One of the few downfalls regarding using bifold doors is that the gaps in the glass can obscure a little of the view of your garden. Once folded back, however, they offer by far the best and most organic view and will give you more space in your garden, conservatory or patio and your adjoining room. French doors, however, will give you even less window space, with larger gaps taken up by the building materials of the doors. Stylistically too, french doors might suit a more traditional home with their ostentatious stylings and designs, but in a modern home they could clash with a more subtle aesthetic. French doors are, however, arguably more affordable than bifold doors, which is another reason why homeowners continue to choose them. They are also easy to install and remove, with none of the tracking hardware required for bifold doors. That being said, installing a bifold door is a lot simple than people might think.
Bifold Doors VS Sliding Doors
Sliding doors perhaps have more in common with bifold doors than traditional doors or french doors, so the positives and negatives are a little less simple to ascertain. There are many notable differences, however, that need to be addressed if you want to make an informed decision. Security is the first major difference. Whilst sliding doors will look very similar, on the surface, they operate in a very different way, with the doors sliding behind one another to open up. This means that they are generally only secured in one place (on the lead door), whereas bifold doors operate on a multi-point locking system, so there is more of a backup. The view you're afforded will also be not quite as expansive as it would be with external bifold doors, as the opening will never be fully open, with the doors needing to slide behind one another. The frames found in sliding doors will also often be a lot thicker, (in order to support the larger glass panels) and these thicker frames can look less attractive.
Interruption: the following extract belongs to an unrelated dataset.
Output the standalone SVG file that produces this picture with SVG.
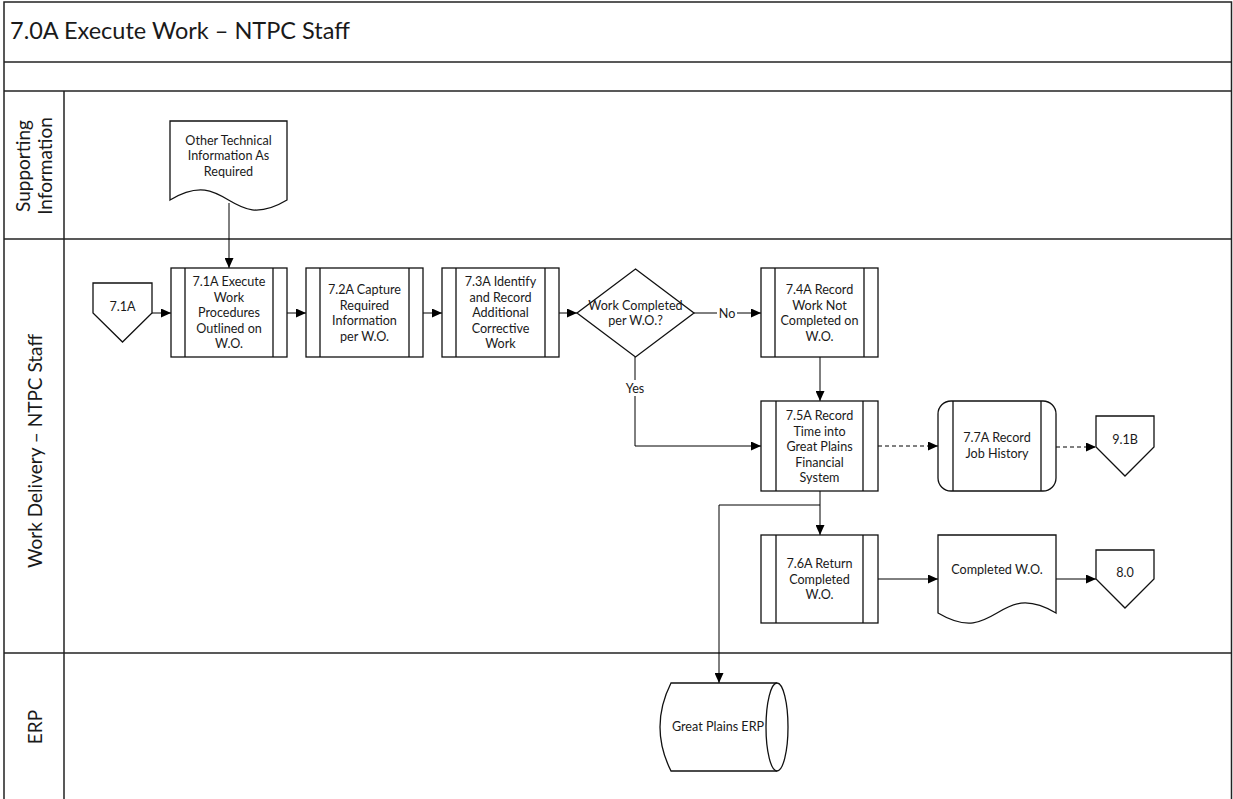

So, bifold doors will offer you a much wider and clearer opening and a multitude of options that you just wouldn't get with sliding doors. They can also be installed in more openings, with sliding doors generally not working in bay openings. One final positive to mention is the threshold. There will be no lip on a bifold door because of the track requires, which itself should be completely flush with the floor, allowing for better insulation. The one negative here is that you could trip over the tracking if you're in a rush, but as long as you're careful you should be golden! Ultimately, they both offer an attractive solution, but, for our money, bifold doors provide a flexibility and dramatic 'wow factor' that you simply won't get with any of the more conventional options.